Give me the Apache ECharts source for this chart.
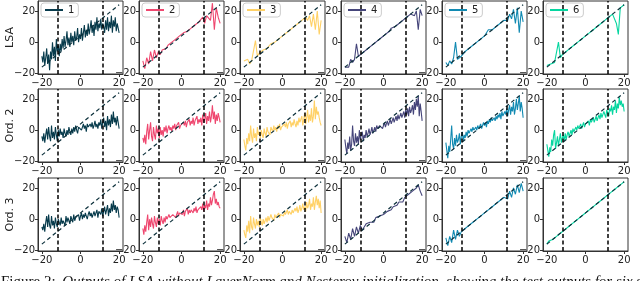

* * *

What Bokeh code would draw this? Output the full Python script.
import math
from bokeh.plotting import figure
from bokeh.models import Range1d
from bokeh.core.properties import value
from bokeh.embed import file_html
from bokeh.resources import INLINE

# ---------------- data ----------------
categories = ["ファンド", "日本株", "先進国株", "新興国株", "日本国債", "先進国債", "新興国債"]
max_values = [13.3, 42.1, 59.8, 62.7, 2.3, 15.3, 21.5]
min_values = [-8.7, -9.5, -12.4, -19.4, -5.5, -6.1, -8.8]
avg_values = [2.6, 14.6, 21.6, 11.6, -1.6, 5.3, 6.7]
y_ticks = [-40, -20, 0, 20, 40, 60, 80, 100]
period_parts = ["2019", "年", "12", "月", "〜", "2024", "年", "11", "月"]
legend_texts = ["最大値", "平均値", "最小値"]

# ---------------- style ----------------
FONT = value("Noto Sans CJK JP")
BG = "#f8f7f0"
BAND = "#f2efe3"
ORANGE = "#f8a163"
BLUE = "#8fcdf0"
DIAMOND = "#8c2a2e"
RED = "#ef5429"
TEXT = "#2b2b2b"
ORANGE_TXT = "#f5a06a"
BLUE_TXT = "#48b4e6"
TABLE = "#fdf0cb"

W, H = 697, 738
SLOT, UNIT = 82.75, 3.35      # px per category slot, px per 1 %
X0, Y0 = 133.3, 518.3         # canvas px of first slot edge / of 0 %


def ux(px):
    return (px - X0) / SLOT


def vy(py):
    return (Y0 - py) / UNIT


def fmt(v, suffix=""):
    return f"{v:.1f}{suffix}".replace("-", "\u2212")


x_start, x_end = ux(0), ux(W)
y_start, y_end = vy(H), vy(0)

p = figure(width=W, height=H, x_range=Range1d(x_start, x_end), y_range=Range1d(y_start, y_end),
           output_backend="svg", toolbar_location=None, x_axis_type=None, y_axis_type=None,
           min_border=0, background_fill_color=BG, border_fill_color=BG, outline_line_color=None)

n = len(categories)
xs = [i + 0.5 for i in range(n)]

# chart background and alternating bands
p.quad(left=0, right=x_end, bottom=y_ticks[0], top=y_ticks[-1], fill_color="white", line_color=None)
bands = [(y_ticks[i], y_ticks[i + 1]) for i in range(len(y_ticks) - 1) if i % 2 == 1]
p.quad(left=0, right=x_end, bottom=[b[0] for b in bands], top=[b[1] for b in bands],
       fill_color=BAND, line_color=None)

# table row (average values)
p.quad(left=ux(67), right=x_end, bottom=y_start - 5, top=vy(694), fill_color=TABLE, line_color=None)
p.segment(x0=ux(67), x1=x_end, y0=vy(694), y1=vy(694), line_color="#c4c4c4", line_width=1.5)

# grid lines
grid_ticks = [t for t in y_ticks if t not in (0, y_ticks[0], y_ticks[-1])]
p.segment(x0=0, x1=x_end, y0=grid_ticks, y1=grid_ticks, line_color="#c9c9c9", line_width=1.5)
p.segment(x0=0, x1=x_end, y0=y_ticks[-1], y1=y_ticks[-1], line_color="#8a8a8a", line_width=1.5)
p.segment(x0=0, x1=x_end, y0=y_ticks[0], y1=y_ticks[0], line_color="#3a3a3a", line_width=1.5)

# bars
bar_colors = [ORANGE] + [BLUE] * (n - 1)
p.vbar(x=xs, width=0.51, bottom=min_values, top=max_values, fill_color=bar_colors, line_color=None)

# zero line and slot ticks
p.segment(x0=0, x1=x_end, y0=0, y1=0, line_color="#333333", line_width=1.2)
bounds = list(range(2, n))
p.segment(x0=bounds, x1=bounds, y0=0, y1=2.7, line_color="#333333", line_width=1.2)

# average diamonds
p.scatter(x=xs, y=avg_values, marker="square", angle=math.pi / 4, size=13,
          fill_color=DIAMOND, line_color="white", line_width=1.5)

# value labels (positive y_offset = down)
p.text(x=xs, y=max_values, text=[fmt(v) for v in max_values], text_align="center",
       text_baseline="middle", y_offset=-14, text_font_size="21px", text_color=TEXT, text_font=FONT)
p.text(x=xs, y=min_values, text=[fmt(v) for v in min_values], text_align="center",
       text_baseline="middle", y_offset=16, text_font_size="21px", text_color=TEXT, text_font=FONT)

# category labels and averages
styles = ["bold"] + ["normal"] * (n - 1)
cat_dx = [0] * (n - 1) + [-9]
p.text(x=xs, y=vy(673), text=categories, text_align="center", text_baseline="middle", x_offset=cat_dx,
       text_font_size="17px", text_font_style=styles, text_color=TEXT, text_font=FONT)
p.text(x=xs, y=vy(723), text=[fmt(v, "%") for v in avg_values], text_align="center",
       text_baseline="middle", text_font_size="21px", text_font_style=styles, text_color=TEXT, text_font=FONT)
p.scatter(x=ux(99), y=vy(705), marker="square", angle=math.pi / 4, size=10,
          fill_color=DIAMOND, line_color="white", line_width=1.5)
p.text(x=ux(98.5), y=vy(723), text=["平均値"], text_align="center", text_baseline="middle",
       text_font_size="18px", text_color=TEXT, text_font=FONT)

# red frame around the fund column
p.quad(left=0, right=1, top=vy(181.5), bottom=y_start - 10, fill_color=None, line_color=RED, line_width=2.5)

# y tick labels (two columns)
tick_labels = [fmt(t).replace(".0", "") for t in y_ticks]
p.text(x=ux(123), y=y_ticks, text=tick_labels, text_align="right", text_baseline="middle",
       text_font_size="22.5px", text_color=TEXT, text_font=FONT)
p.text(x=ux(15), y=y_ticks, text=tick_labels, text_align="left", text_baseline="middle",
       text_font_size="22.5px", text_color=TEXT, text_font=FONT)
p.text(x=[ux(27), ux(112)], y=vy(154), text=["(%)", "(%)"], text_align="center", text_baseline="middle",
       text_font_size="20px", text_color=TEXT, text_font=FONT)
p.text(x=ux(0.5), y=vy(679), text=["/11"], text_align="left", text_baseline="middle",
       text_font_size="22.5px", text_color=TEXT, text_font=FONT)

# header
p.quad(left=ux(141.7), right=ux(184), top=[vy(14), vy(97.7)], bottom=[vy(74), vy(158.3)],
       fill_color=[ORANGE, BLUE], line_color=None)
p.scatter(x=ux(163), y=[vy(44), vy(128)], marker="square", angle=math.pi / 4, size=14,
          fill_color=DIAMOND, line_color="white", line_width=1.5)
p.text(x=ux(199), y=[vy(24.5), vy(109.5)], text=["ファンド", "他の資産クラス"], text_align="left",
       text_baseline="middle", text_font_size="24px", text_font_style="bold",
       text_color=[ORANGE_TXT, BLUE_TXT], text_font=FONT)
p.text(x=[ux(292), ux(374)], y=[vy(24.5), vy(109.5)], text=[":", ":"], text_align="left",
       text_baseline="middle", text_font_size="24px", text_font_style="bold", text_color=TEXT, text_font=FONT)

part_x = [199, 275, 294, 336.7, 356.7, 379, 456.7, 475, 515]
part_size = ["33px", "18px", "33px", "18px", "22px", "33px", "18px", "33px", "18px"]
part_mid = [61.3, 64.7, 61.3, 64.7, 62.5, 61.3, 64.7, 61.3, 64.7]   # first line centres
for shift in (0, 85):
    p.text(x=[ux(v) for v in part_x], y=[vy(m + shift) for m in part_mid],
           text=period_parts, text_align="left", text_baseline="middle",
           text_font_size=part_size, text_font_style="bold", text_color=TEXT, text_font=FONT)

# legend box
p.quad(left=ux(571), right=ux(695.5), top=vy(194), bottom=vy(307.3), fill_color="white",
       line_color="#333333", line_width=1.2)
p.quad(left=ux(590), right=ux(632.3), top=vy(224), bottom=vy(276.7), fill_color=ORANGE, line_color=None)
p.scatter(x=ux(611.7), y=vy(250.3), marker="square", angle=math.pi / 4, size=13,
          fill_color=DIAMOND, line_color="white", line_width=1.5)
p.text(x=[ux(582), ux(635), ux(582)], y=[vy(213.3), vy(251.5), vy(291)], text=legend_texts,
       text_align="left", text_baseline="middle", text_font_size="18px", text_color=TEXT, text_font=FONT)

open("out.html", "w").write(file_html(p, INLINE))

* * *

> [PROBLEM DETAILS]:
Taking the records above, retype every line from the one with "What Bokeh code" down to the one with "fill_color=BAND, line_color=None)", exactly and with nothing else.

> [THE COMPLETED TASK]:
What Bokeh code would draw this? Output the full Python script.
import math
from bokeh.plotting import figure
from bokeh.models import Range1d
from bokeh.core.properties import value
from bokeh.embed import file_html
from bokeh.resources import INLINE

# ---------------- data ----------------
categories = ["ファンド", "日本株", "先進国株", "新興国株", "日本国債", "先進国債", "新興国債"]
max_values = [13.3, 42.1, 59.8, 62.7, 2.3, 15.3, 21.5]
min_values = [-8.7, -9.5, -12.4, -19.4, -5.5, -6.1, -8.8]
avg_values = [2.6, 14.6, 21.6, 11.6, -1.6, 5.3, 6.7]
y_ticks = [-40, -20, 0, 20, 40, 60, 80, 100]
period_parts = ["2019", "年", "12", "月", "〜", "2024", "年", "11", "月"]
legend_texts = ["最大値", "平均値", "最小値"]

# ---------------- style ----------------
FONT = value("Noto Sans CJK JP")
BG = "#f8f7f0"
BAND = "#f2efe3"
ORANGE = "#f8a163"
BLUE = "#8fcdf0"
DIAMOND = "#8c2a2e"
RED = "#ef5429"
TEXT = "#2b2b2b"
ORANGE_TXT = "#f5a06a"
BLUE_TXT = "#48b4e6"
TABLE = "#fdf0cb"

W, H = 697, 738
SLOT, UNIT = 82.75, 3.35      # px per category slot, px per 1 %
X0, Y0 = 133.3, 518.3         # canvas px of first slot edge / of 0 %


def ux(px):
    return (px - X0) / SLOT


def vy(py):
    return (Y0 - py) / UNIT


def fmt(v, suffix=""):
    return f"{v:.1f}{suffix}".replace("-", "\u2212")


x_start, x_end = ux(0), ux(W)
y_start, y_end = vy(H), vy(0)

p = figure(width=W, height=H, x_range=Range1d(x_start, x_end), y_range=Range1d(y_start, y_end),
           output_backend="svg", toolbar_location=None, x_axis_type=None, y_axis_type=None,
           min_border=0, background_fill_color=BG, border_fill_color=BG, outline_line_color=None)

n = len(categories)
xs = [i + 0.5 for i in range(n)]

# chart background and alternating bands
p.quad(left=0, right=x_end, bottom=y_ticks[0], top=y_ticks[-1], fill_color="white", line_color=None)
bands = [(y_ticks[i], y_ticks[i + 1]) for i in range(len(y_ticks) - 1) if i % 2 == 1]
p.quad(left=0, right=x_end, bottom=[b[0] for b in bands], top=[b[1] for b in bands],
       fill_color=BAND, line_color=None)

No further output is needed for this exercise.